■ **Goal of the exercise**
The records below must be written out exactly, with every picture left behind.

Entries with chart source code
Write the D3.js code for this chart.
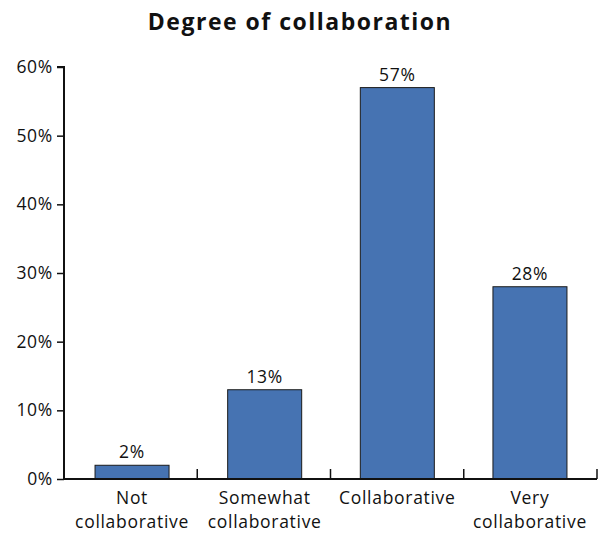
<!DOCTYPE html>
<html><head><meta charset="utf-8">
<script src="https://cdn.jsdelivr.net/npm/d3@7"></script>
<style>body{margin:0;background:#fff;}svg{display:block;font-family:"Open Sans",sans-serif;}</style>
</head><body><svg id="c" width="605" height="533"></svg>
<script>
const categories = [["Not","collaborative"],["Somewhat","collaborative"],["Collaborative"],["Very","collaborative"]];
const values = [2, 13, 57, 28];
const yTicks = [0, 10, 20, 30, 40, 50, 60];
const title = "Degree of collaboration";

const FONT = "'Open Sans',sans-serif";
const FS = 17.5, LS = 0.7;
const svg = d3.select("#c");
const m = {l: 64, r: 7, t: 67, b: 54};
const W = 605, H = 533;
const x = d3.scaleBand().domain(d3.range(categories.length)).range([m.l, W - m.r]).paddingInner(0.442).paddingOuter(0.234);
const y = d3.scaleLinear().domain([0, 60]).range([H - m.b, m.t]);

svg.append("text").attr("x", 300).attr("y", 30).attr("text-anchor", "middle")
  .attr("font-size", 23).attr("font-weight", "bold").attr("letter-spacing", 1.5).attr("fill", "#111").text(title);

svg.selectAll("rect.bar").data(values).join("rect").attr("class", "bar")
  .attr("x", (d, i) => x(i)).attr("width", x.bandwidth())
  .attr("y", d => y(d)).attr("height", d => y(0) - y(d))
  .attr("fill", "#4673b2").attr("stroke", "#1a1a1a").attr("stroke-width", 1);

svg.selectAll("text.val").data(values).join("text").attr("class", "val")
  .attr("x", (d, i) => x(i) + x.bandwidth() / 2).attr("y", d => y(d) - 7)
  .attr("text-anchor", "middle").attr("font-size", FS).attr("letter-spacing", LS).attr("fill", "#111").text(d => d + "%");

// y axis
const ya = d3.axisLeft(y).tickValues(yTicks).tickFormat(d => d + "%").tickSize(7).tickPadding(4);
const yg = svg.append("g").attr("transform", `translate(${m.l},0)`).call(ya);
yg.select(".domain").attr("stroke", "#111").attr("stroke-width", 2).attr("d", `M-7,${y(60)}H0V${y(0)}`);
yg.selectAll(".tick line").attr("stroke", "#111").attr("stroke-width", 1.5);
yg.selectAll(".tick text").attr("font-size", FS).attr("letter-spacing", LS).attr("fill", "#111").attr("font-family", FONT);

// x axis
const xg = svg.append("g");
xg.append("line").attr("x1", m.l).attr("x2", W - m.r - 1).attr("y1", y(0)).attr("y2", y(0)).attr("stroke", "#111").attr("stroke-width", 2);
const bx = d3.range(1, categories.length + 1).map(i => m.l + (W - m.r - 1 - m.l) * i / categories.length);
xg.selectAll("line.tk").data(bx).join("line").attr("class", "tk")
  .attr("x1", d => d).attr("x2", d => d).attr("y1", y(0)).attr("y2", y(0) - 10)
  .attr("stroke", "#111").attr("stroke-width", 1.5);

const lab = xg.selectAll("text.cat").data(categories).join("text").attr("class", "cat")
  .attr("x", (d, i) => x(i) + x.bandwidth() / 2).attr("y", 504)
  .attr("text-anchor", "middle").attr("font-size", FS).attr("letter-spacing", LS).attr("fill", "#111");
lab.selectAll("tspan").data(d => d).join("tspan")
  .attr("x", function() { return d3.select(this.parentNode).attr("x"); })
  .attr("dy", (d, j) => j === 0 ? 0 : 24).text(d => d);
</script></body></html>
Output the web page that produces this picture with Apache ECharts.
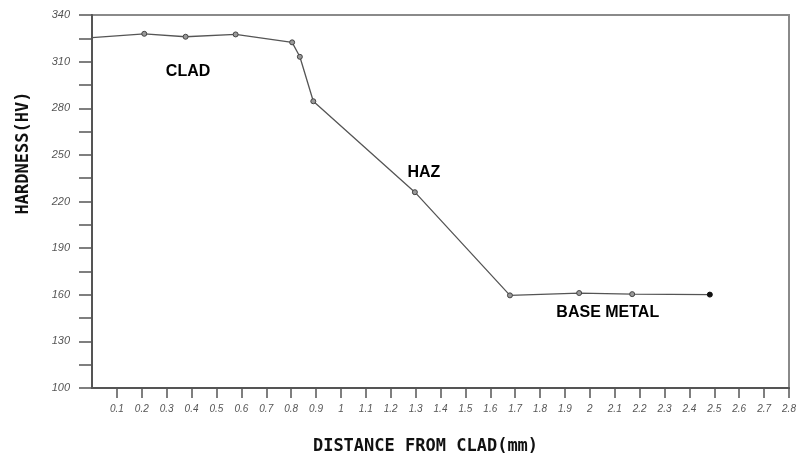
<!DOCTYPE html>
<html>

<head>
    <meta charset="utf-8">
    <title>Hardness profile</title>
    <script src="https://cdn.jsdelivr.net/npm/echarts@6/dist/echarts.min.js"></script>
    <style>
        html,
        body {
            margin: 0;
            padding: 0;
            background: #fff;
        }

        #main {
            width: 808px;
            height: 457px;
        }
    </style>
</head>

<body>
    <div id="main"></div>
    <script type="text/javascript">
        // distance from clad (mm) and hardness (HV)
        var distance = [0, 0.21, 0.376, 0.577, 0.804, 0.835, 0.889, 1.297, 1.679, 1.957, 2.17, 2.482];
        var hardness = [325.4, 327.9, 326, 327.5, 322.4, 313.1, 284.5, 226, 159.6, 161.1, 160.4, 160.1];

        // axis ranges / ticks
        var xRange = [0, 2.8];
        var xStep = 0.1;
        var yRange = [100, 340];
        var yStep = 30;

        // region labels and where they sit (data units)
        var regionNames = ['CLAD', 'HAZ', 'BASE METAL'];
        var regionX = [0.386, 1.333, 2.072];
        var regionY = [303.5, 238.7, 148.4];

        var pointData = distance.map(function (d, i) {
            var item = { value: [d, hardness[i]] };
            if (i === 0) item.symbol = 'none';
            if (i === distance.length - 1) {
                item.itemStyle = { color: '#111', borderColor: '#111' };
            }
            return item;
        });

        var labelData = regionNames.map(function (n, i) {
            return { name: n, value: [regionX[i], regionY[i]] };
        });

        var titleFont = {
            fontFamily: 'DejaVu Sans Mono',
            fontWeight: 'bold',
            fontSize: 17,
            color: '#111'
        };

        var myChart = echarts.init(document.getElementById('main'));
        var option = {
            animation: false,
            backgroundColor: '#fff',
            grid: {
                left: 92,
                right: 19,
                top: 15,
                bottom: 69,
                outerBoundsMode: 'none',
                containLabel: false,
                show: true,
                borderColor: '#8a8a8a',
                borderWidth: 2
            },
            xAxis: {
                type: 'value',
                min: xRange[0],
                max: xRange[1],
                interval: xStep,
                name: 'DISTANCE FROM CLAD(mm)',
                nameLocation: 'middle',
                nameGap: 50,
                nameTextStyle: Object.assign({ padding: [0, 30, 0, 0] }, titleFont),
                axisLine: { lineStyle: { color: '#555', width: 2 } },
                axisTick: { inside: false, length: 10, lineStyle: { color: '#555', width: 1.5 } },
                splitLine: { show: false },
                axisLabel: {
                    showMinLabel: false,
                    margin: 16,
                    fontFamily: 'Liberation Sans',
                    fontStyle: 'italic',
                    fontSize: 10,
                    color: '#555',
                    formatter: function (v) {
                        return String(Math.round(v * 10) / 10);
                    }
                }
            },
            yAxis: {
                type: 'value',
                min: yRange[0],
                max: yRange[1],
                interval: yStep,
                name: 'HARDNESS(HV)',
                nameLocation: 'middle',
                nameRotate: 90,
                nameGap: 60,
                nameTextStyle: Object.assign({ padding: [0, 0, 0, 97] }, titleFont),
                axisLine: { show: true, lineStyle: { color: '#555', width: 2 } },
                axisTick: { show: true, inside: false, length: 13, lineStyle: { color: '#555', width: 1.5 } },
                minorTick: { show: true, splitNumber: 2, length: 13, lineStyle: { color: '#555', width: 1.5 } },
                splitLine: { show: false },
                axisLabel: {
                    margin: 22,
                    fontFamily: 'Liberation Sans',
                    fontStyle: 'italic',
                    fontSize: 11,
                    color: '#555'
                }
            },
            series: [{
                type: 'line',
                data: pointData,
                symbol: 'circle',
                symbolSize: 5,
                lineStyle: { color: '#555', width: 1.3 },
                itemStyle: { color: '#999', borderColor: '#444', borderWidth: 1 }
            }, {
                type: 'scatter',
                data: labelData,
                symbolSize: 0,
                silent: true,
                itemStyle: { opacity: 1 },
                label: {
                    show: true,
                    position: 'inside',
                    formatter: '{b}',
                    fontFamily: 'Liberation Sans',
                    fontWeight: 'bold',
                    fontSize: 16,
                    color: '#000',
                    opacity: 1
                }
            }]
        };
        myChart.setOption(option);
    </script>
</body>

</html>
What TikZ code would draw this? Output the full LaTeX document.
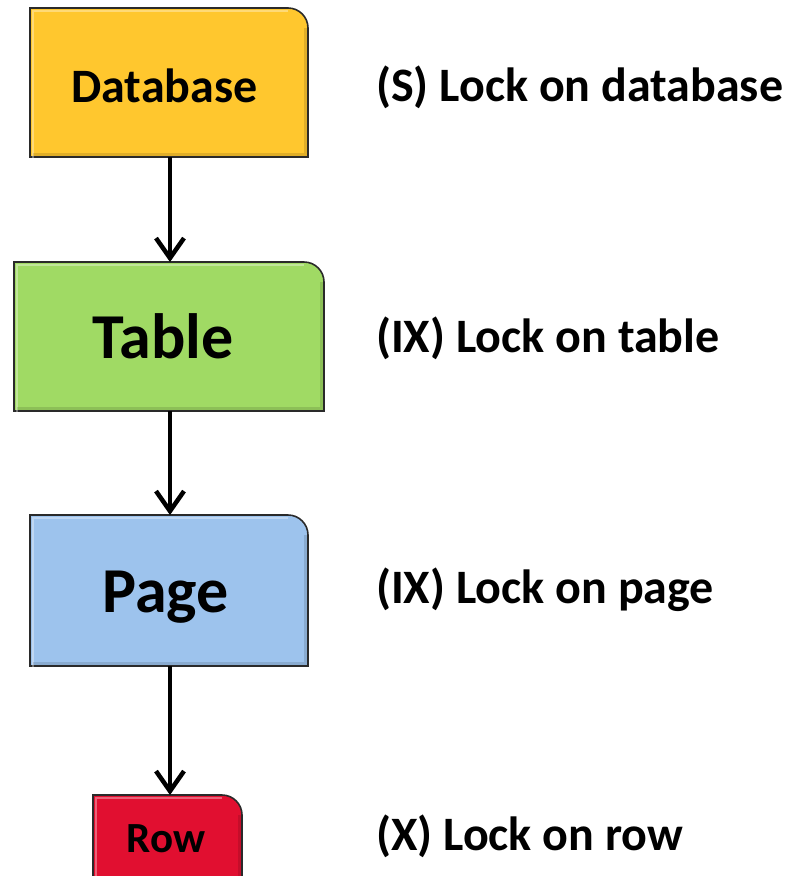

■ **Full answer**
Write the D3.js code for this chart.
<!DOCTYPE html>
<html><head><meta charset="utf-8">
<script src="https://cdn.jsdelivr.net/npm/d3@7"></script>
<style>body{margin:0;background:#fff;}svg{display:block;font-family:"Open Sans",sans-serif;}</style>
</head><body><svg id="c" width="605" height="533"></svg>
<script>
const categories = [["Not","collaborative"],["Somewhat","collaborative"],["Collaborative"],["Very","collaborative"]];
const values = [2, 13, 57, 28];
const yTicks = [0, 10, 20, 30, 40, 50, 60];
const title = "Degree of collaboration";

const FONT = "'Open Sans',sans-serif";
const FS = 17.5, LS = 0.7;
const svg = d3.select("#c");
const m = {l: 64, r: 7, t: 67, b: 54};
const W = 605, H = 533;
const x = d3.scaleBand().domain(d3.range(categories.length)).range([m.l, W - m.r]).paddingInner(0.442).paddingOuter(0.234);
const y = d3.scaleLinear().domain([0, 60]).range([H - m.b, m.t]);

svg.append("text").attr("x", 300).attr("y", 30).attr("text-anchor", "middle")
  .attr("font-size", 23).attr("font-weight", "bold").attr("letter-spacing", 1.5).attr("fill", "#111").text(title);

svg.selectAll("rect.bar").data(values).join("rect").attr("class", "bar")
  .attr("x", (d, i) => x(i)).attr("width", x.bandwidth())
  .attr("y", d => y(d)).attr("height", d => y(0) - y(d))
  .attr("fill", "#4673b2").attr("stroke", "#1a1a1a").attr("stroke-width", 1);

svg.selectAll("text.val").data(values).join("text").attr("class", "val")
  .attr("x", (d, i) => x(i) + x.bandwidth() / 2).attr("y", d => y(d) - 7)
  .attr("text-anchor", "middle").attr("font-size", FS).attr("letter-spacing", LS).attr("fill", "#111").text(d => d + "%");

// y axis
const ya = d3.axisLeft(y).tickValues(yTicks).tickFormat(d => d + "%").tickSize(7).tickPadding(4);
const yg = svg.append("g").attr("transform", `translate(${m.l},0)`).call(ya);
yg.select(".domain").attr("stroke", "#111").attr("stroke-width", 2).attr("d", `M-7,${y(60)}H0V${y(0)}`);
yg.selectAll(".tick line").attr("stroke", "#111").attr("stroke-width", 1.5);
yg.selectAll(".tick text").attr("font-size", FS).attr("letter-spacing", LS).attr("fill", "#111").attr("font-family", FONT);

// x axis
const xg = svg.append("g");
xg.append("line").attr("x1", m.l).attr("x2", W - m.r - 1).attr("y1", y(0)).attr("y2", y(0)).attr("stroke", "#111").attr("stroke-width", 2);
const bx = d3.range(1, categories.length + 1).map(i => m.l + (W - m.r - 1 - m.l) * i / categories.length);
xg.selectAll("line.tk").data(bx).join("line").attr("class", "tk")
  .attr("x1", d => d).attr("x2", d => d).attr("y1", y(0)).attr("y2", y(0) - 10)
  .attr("stroke", "#111").attr("stroke-width", 1.5);

const lab = xg.selectAll("text.cat").data(categories).join("text").attr("class", "cat")
  .attr("x", (d, i) => x(i) + x.bandwidth() / 2).attr("y", 504)
  .attr("text-anchor", "middle").attr("font-size", FS).attr("letter-spacing", LS).attr("fill", "#111");
lab.selectAll("tspan").data(d => d).join("tspan")
  .attr("x", function() { return d3.select(this.parentNode).attr("x"); })
  .attr("dy", (d, j) => j === 0 ? 0 : 24).text(d => d);
</script></body></html>
Output the web page that produces this picture with Apache ECharts.
<!DOCTYPE html>
<html>

<head>
    <meta charset="utf-8">
    <title>Hardness profile</title>
    <script src="https://cdn.jsdelivr.net/npm/echarts@6/dist/echarts.min.js"></script>
    <style>
        html,
        body {
            margin: 0;
            padding: 0;
            background: #fff;
        }

        #main {
            width: 808px;
            height: 457px;
        }
    </style>
</head>

<body>
    <div id="main"></div>
    <script type="text/javascript">
        // distance from clad (mm) and hardness (HV)
        var distance = [0, 0.21, 0.376, 0.577, 0.804, 0.835, 0.889, 1.297, 1.679, 1.957, 2.17, 2.482];
        var hardness = [325.4, 327.9, 326, 327.5, 322.4, 313.1, 284.5, 226, 159.6, 161.1, 160.4, 160.1];

        // axis ranges / ticks
        var xRange = [0, 2.8];
        var xStep = 0.1;
        var yRange = [100, 340];
        var yStep = 30;

        // region labels and where they sit (data units)
        var regionNames = ['CLAD', 'HAZ', 'BASE METAL'];
        var regionX = [0.386, 1.333, 2.072];
        var regionY = [303.5, 238.7, 148.4];

        var pointData = distance.map(function (d, i) {
            var item = { value: [d, hardness[i]] };
            if (i === 0) item.symbol = 'none';
            if (i === distance.length - 1) {
                item.itemStyle = { color: '#111', borderColor: '#111' };
            }
            return item;
        });

        var labelData = regionNames.map(function (n, i) {
            return { name: n, value: [regionX[i], regionY[i]] };
        });

        var titleFont = {
            fontFamily: 'DejaVu Sans Mono',
            fontWeight: 'bold',
            fontSize: 17,
            color: '#111'
        };

        var myChart = echarts.init(document.getElementById('main'));
        var option = {
            animation: false,
            backgroundColor: '#fff',
            grid: {
                left: 92,
                right: 19,
                top: 15,
                bottom: 69,
                outerBoundsMode: 'none',
                containLabel: false,
                show: true,
                borderColor: '#8a8a8a',
                borderWidth: 2
            },
            xAxis: {
                type: 'value',
                min: xRange[0],
                max: xRange[1],
                interval: xStep,
                name: 'DISTANCE FROM CLAD(mm)',
                nameLocation: 'middle',
                nameGap: 50,
                nameTextStyle: Object.assign({ padding: [0, 30, 0, 0] }, titleFont),
                axisLine: { lineStyle: { color: '#555', width: 2 } },
                axisTick: { inside: false, length: 10, lineStyle: { color: '#555', width: 1.5 } },
                splitLine: { show: false },
                axisLabel: {
                    showMinLabel: false,
                    margin: 16,
                    fontFamily: 'Liberation Sans',
                    fontStyle: 'italic',
                    fontSize: 10,
                    color: '#555',
                    formatter: function (v) {
                        return String(Math.round(v * 10) / 10);
                    }
                }
            },
            yAxis: {
                type: 'value',
                min: yRange[0],
                max: yRange[1],
                interval: yStep,
                name: 'HARDNESS(HV)',
                nameLocation: 'middle',
                nameRotate: 90,
                nameGap: 60,
                nameTextStyle: Object.assign({ padding: [0, 0, 0, 97] }, titleFont),
                axisLine: { show: true, lineStyle: { color: '#555', width: 2 } },
                axisTick: { show: true, inside: false, length: 13, lineStyle: { color: '#555', width: 1.5 } },
                minorTick: { show: true, splitNumber: 2, length: 13, lineStyle: { color: '#555', width: 1.5 } },
                splitLine: { show: false },
                axisLabel: {
                    margin: 22,
                    fontFamily: 'Liberation Sans',
                    fontStyle: 'italic',
                    fontSize: 11,
                    color: '#555'
                }
            },
            series: [{
                type: 'line',
                data: pointData,
                symbol: 'circle',
                symbolSize: 5,
                lineStyle: { color: '#555', width: 1.3 },
                itemStyle: { color: '#999', borderColor: '#444', borderWidth: 1 }
            }, {
                type: 'scatter',
                data: labelData,
                symbolSize: 0,
                silent: true,
                itemStyle: { opacity: 1 },
                label: {
                    show: true,
                    position: 'inside',
                    formatter: '{b}',
                    fontFamily: 'Liberation Sans',
                    fontWeight: 'bold',
                    fontSize: 16,
                    color: '#000',
                    opacity: 1
                }
            }]
        };
        myChart.setOption(option);
    </script>
</body>

</html>
What TikZ code would draw this? Output the full LaTeX document.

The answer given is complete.